The concept of the series is technocratic spirituality. It is an attempt to aestheticize the logic of circuits, charts, and interfaces, granting them the weight and significance of a religious artifact. It transforms engineering geometry into an object of contemplation.
Modern technology has become so complex and has diverged so far from the basic tools used by humanity for millennia that an average person looking at a schematic of a modern device sees only a graphic pattern of symbols. it explains nothing—neither how the device works nor how it is constructed. This is no longer a knife, a needle, a plow, or a hammer. A tool's description no longer fits its function: a hammer is a heavy stone or metal weight fixed to a handle, used to drive a nail or strike an enemy; a figurative image of a hammer explains both its structure and purpose. A modern device can no longer be described through traditional figurative language; its technical description becomes geometric abstraction. As understanding fails, technology acquires the traits of a divine phenomenon. We cannot comprehend or explain it; we are left only with faith—without doubt, without proof, and without any possibility of renunciation. We can no longer survive without smartphones and AI.

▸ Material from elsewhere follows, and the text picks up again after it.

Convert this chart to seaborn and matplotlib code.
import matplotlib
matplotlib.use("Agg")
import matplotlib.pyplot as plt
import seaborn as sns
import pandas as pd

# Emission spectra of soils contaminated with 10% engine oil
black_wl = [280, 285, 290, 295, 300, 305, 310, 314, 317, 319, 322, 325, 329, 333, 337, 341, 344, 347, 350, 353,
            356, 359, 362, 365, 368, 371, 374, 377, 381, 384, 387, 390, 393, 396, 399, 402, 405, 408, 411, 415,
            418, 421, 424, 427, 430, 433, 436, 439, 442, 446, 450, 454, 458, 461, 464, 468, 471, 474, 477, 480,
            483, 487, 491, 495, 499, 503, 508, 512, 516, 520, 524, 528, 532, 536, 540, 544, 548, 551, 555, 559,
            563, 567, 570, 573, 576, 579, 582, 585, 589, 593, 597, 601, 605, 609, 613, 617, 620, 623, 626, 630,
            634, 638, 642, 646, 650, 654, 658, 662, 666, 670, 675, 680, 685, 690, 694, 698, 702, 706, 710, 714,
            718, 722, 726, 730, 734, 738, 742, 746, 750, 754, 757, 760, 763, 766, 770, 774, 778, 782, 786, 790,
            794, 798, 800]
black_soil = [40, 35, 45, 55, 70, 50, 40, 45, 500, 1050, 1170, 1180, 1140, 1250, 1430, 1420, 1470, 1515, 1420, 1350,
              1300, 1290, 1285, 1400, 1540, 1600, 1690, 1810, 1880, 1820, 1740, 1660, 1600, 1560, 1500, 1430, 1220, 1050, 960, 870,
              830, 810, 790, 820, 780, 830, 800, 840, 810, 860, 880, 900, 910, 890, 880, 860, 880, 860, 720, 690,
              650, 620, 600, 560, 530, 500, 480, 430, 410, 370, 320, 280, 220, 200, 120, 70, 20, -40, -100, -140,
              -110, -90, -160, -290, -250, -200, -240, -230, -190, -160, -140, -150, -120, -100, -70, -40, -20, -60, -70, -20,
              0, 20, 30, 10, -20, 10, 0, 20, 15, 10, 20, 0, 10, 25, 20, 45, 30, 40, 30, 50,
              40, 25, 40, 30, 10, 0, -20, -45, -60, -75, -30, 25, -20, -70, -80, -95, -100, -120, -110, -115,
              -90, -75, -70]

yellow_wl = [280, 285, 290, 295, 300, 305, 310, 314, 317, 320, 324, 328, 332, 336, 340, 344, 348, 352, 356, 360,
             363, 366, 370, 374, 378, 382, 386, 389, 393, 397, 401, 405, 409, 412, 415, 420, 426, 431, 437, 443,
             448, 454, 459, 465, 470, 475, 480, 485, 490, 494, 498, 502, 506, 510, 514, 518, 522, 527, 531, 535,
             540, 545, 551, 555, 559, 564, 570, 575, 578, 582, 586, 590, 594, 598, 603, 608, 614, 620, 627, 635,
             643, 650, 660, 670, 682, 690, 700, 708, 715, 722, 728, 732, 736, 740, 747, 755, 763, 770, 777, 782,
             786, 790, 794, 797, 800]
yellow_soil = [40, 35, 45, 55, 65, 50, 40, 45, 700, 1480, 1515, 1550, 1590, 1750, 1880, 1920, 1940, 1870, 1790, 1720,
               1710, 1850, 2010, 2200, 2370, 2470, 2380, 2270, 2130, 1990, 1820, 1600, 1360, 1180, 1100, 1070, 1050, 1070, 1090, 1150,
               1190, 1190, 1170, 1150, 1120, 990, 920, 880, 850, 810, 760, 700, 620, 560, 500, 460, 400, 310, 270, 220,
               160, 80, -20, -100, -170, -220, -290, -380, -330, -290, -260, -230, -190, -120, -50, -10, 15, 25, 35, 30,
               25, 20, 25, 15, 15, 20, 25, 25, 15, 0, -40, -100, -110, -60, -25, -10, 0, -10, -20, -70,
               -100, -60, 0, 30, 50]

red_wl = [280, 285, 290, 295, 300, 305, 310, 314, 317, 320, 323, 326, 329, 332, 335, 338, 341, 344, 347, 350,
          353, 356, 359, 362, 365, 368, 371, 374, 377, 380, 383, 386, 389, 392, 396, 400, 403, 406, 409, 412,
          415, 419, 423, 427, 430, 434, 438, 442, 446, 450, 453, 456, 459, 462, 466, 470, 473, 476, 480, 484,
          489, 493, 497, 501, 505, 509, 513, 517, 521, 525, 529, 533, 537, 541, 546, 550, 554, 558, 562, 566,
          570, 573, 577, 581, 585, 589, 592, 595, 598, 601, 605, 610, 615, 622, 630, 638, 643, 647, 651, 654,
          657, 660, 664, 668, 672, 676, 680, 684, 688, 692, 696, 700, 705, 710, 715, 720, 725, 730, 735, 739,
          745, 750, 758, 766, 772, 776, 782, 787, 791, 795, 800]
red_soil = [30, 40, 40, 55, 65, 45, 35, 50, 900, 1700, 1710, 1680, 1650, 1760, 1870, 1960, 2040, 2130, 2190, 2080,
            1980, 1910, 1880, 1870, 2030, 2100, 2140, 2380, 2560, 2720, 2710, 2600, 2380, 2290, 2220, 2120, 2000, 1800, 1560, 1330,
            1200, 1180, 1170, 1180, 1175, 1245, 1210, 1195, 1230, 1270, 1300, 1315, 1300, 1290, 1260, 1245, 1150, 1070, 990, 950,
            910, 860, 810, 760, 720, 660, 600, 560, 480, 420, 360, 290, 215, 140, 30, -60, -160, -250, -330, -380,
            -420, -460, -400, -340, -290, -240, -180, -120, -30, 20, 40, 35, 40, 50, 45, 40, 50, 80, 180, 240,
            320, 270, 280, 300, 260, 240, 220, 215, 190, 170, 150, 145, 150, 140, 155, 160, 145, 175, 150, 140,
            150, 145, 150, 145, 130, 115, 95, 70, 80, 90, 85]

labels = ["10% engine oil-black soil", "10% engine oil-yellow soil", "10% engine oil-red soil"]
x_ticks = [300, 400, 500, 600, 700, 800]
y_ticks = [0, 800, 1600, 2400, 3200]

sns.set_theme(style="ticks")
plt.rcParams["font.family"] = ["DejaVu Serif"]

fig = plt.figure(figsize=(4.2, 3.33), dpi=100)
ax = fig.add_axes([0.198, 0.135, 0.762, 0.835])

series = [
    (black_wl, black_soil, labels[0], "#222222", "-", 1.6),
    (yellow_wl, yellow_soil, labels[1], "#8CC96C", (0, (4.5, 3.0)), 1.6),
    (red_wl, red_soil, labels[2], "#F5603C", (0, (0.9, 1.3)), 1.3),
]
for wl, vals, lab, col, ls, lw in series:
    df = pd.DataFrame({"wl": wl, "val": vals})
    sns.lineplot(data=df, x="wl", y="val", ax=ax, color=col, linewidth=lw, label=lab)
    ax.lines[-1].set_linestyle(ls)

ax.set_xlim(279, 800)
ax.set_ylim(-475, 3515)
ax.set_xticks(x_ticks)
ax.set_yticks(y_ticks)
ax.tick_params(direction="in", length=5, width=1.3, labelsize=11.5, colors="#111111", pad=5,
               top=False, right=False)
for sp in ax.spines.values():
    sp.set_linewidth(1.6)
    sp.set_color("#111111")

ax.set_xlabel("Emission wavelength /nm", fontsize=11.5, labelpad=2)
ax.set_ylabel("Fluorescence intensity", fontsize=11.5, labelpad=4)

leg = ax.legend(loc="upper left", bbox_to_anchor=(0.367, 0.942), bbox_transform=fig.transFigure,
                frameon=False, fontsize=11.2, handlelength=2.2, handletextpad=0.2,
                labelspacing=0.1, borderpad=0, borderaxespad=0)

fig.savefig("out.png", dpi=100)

The color palette is limited to three poles: gold, matte black, and white. Gold leaf is a direct intervention into the space of the icon, a reference to ecclesiastical tradition. Black represents the structural skeleton: its textured imprints, resembling microchips, set an industrial rhythm. Sterile white acts as a technological gap or an interface window, creating a spatio-temporal pause for decoding. Functional geometry becomes a cult object, and the strict symmetry of the works mimics altar compositions, turning familiar loading indicators and barcodes into mandalas of the digital age. This is the aestheticization of the algorithm—an iconography of the new age, where behind the impersonal geometry of circles and squares lies not the face of a saint, but the absolute order of the information field.